Matrice ACT et trauma

Jean est venu me consulter pour des difficultés professionnelles. Il vient de perdre son emploi après un accrochage avec son patron. Il ne se reconnait plus, se met souvent en colère – même avec ses enfants et sa femme, ce qu’il ne faisait pas auparavant. Très vite, il mentionne des évènements difficiles vécus il y a plus de 20 ans lors d’un séjour humanitaire en Asie. Aujourd’hui encore, dès qu’il entend un hélicoptère, il se replie. Son cœur accélère et il a des sueurs froides. À peine l’évoque-t-il qu’il se referme et déclare qu’il ne veut pas en parler.

Comme de nombreuses personnes, Jean a vécu des évènements traumatiques, et comme 10 à 20 % de ces personnes, il souffre d’un stress post-traumatique. En cherchant à éviter ce qui lui rappelle son trauma : bruits, lieux, etc., sa vie s’est rétrécie et vidée de son sens.

Il se retrouve prisonnier du cercle vicieux de l’évitement.

L’exposition aux souvenirs traumatiques constitue un traitement efficace qui peut réduire la détresse causée par les souvenirs. Toutefois, certaines personnes refusent l’exposition. Comme Jean, elles peuvent même refuser de parler de leurs traumatismes.

Pourtant, de nombreuses personnes ont des souvenirs traumatiques souffrants qui ne les empêchent pas de fonctionner. Pourquoi alors certain développent un syndrome de stress post-traumatique? De la perspective de l’ACT, le problème de Jean, était la manière dont il interagissait avec ses souvenirs et autres expériences intérieures. Avec l’ACT, j’ai pu lui proposer une manière bienveillante d’assouplir sa relation avec ses souvenirs traumatiques. Le cœur de notre travail fut d’aider Jean à retrouver la possibilité de choisir y compris de parler ou non de ses souvenirs traumatiques.

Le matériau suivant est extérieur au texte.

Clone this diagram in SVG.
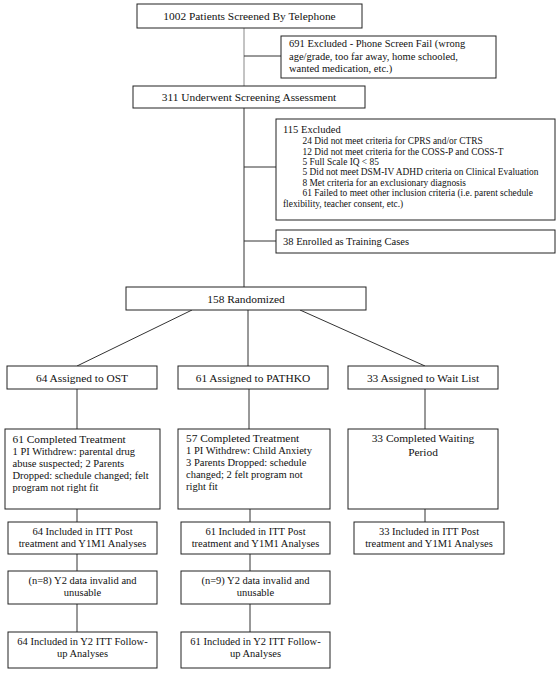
<svg xmlns="http://www.w3.org/2000/svg" width="560" height="674" viewBox="0 0 560 674">
<style>
.b{fill:#fff;stroke:#222;stroke-width:1}
.c{fill:none;stroke:#333;stroke-width:1}
text{font-family:"Liberation Serif","Times New Roman",serif;fill:#111}
.L{font-size:11.4px}
.M{font-size:10.5px}
.S{font-size:9.4px}
.m{text-anchor:middle}
</style>
<rect width="560" height="674" fill="#fff"/>
<g id="connectors">
<line class="c" x1="244" y1="28" x2="244" y2="86" stroke="#888" style="stroke:#888"/>
<line class="c" x1="244" y1="56" x2="281" y2="56"/>
<line class="c" x1="244" y1="108" x2="244" y2="287"/>
<line class="c" x1="244" y1="167" x2="276" y2="167"/>
<line class="c" x1="244" y1="241" x2="276" y2="241"/>
<line class="c" x1="192" y1="310" x2="77" y2="366"/>
<line class="c" x1="248" y1="310" x2="248" y2="366"/>
<line class="c" x1="300" y1="310" x2="425" y2="366"/>
<line class="c" x1="77" y1="389" x2="77" y2="429"/>
<line class="c" x1="249" y1="389" x2="249" y2="429"/>
<line class="c" x1="425" y1="389" x2="425" y2="429"/>
<line class="c" x1="77" y1="509" x2="77" y2="522"/>
<line class="c" x1="250" y1="509" x2="250" y2="522"/>
<line class="c" x1="425" y1="509" x2="425" y2="522"/>
<line class="c" x1="77" y1="554" x2="77" y2="571"/>
<line class="c" x1="250" y1="554" x2="250" y2="571"/>
<line class="c" x1="77" y1="604" x2="77" y2="632"/>
<line class="c" x1="250" y1="604" x2="250" y2="632"/>
</g>
<g id="screened">
<rect class="b" x="137" y="4" width="225" height="24"/>
<text class="L m" x="249.5" y="20">1002 Patients Screened By Telephone</text>
</g>
<g id="phone-excluded">
<rect class="b" x="281" y="36" width="215" height="42"/>
<text class="M" x="289" y="47">691 Excluded - Phone Screen Fail (wrong</text>
<text class="M" x="289" y="59.5">age/grade, too far away, home schooled,</text>
<text class="M" x="289" y="72">wanted medication, etc.)</text>
</g>
<g id="screening">
<rect class="b" x="133" y="86" width="232" height="22"/>
<text class="L m" x="249" y="101">311 Underwent Screening Assessment</text>
</g>
<g id="excluded">
<rect class="b" x="276" y="119" width="279" height="101"/>
<text class="M" x="283" y="133">115 Excluded</text>
<text class="S" x="302.5" y="144">24 Did not meet criteria for CPRS and/or CTRS</text>
<text class="S" x="302.5" y="154.6">12 Did not meet criteria for the COSS-P and COSS-T</text>
<text class="S" x="302.5" y="165">5 Full Scale IQ &lt; 85</text>
<text class="S" x="302.5" y="175.4">5 Did not meet DSM-IV ADHD criteria on Clinical Evaluation</text>
<text class="S" x="302.5" y="185.8">8 Met criteria for an exclusionary diagnosis</text>
<text class="S" x="302.5" y="196.2">61 Failed to meet other inclusion criteria (i.e. parent schedule</text>
<text class="S" x="283" y="206.6">flexibility, teacher consent, etc.)</text>
</g>
<g id="training">
<rect class="b" x="276" y="230" width="279" height="23"/>
<text class="M" x="283" y="245">38 Enrolled as Training Cases</text>
</g>
<g id="randomized">
<rect class="b" x="126" y="287" width="240" height="23"/>
<text class="L m" x="246" y="303">158 Randomized</text>
</g>
<g id="ost">
<rect class="b" x="7" y="366" width="150" height="23"/>
<text class="L m" x="82" y="382">64 Assigned to OST</text>
</g>
<g id="pathko">
<rect class="b" x="178" y="366" width="150" height="23"/>
<text class="L m" x="253" y="382">61 Assigned to PATHKO</text>
</g>
<g id="waitlist">
<rect class="b" x="348" y="366" width="150" height="23"/>
<text class="L m" x="423" y="382">33 Assigned to Wait List</text>
</g>
<g id="ost-completed">
<rect class="b" x="5" y="429" width="155" height="80"/>
<text class="L" x="12.5" y="443">61 Completed Treatment</text>
<text class="M" x="12.5" y="455">1 PI Withdrew: parental drug</text>
<text class="M" x="12.5" y="467">abuse suspected; 2 Parents</text>
<text class="M" x="12.5" y="478.5">Dropped: schedule changed; felt</text>
<text class="M" x="12.5" y="490.5">program not right fit</text>
</g>
<g id="pathko-completed">
<rect class="b" x="178" y="429" width="152" height="80"/>
<text class="L" x="186" y="442">57 Completed Treatment</text>
<text class="M" x="186" y="454">1 PI Withdrew: Child Anxiety</text>
<text class="M" x="186" y="466">3 Parents Dropped: schedule</text>
<text class="M" x="186" y="477.5">changed; 2 felt program not</text>
<text class="M" x="186" y="490">right fit</text>
</g>
<g id="wait-completed">
<rect class="b" x="348" y="429" width="150" height="80"/>
<text class="L m" x="423" y="442">33 Completed Waiting</text>
<text class="L m" x="423" y="455.5">Period</text>
</g>
<g id="ost-itt">
<rect class="b" x="8" y="522" width="149" height="32"/>
<text class="M m" x="82.5" y="534.5">64 Included in ITT Post</text>
<text class="M m" x="82.5" y="547">treatment and Y1M1 Analyses</text>
</g>
<g id="pathko-itt">
<rect class="b" x="181" y="522" width="149" height="32"/>
<text class="M m" x="255.5" y="534.5">61 Included in ITT Post</text>
<text class="M m" x="255.5" y="547">treatment and Y1M1 Analyses</text>
</g>
<g id="wait-itt">
<rect class="b" x="354" y="522" width="150" height="32"/>
<text class="M m" x="429" y="534.5">33 Included in ITT Post</text>
<text class="M m" x="429" y="547">treatment and Y1M1 Analyses</text>
</g>
<g id="ost-invalid">
<rect class="b" x="8" y="571" width="149" height="33"/>
<text class="M m" x="82.5" y="583.5">(n=8) Y2 data invalid and</text>
<text class="M m" x="82.5" y="596">unusable</text>
</g>
<g id="pathko-invalid">
<rect class="b" x="181" y="571" width="149" height="33"/>
<text class="M m" x="255.5" y="583.5">(n=9) Y2 data invalid and</text>
<text class="M m" x="255.5" y="596">unusable</text>
</g>
<g id="ost-y2">
<rect class="b" x="8" y="632" width="149" height="36"/>
<text class="M m" x="82.5" y="644.5">64 Included in Y2 ITT Follow-</text>
<text class="M m" x="82.5" y="657">up Analyses</text>
</g>
<g id="pathko-y2">
<rect class="b" x="181" y="632" width="149" height="36"/>
<text class="M m" x="255.5" y="644.5">61 Included in Y2 ITT Follow-</text>
<text class="M m" x="255.5" y="657">up Analyses</text>
</g>
</svg>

J’ai d’abord invité Jean à trier ses expériences et comportements dans la matrice ACT. En bas à gauche, ce qui lui était douloureux. Il y a placé la colère ainsi que ses souvenirs traumatiques. En haut à gauche, ce qu’il faisait en réaction à ces pensées et ressentis. Il y a inscrit : « Me mettre en colère » et « M’isoler et me montrer irritable avec mes enfants et mon épouse ». Quand nous nous sommes tournés vers la droite de sa matrice — les personnes et choses importantes pour lui — Jean a inscrit : mon épouse, mes enfants, moi-même, aider les autres, et contribuer à la société par mon travail. Rapidement, Jean a reconnu ses hameçons : les pensées, émotions et souvenirs qui apparaissent en bas à gauche et nous entraine à agir différemment de la personne que nous voudrions être.

Après quelques semaines, Jean a fait le lien entre sa colère et ses souvenirs traumatiques. Il a observé que le fait de chercher à les éviter l’avait poussé à rester dans un emploi qui ne correspondait pas à ses valeurs. Au fil du temps, il a aussi observé qu’il s’engageait plus volontiers dans des actions pour s’approcher de ses enfants et de son épouse. Enfin, il s’est imaginer comment trouver un travail qui lui permettrait de s’approcher de sa valeur d’aider les autres — cette même valeur qui l’avait motivé à s’engager dans l’aide humanitaire 20 ans plus tôt.

Il est difficile pour moi de refléter la profondeur de notre travail, qui explora également la compassion pour soi et la prise de perspective, en 600 mots. Le courage de Jean m’a profondément touché et je ressens une profonde gratitude d’avoir pu l’aider à retrouver, en quelques semaines, le chemin d’une vie reconnectée sur ses valeurs les plus fondamentales.

RÉFÉRENCES

Grand Public :

Follette, V. & Pistorello, J. (2007). Finding Life Beyond Trauma: Using Acceptance and Commitment Therapy to Heal from Post-Traumatic Stress and Trauma-Related Problems. Oakland, CA: New Harbinger.

Professionnels :

Polk, K. L., & Burkhart, M. A. (2014). Something you can never forget: The matrix and PTSD. In K. Polk & B. Schoendorff (Eds.), The ACT matrix: A new approach to building psychological flexibility across settings and populations. Oakland, CA: New Harbinger.

Walser, R. D. & Westrup, D. (2007). Acceptance and commitment therapy for PTSD: A practitioners guide to using mindfulness and acceptance strategies. Oakland, CA: New Harbinger.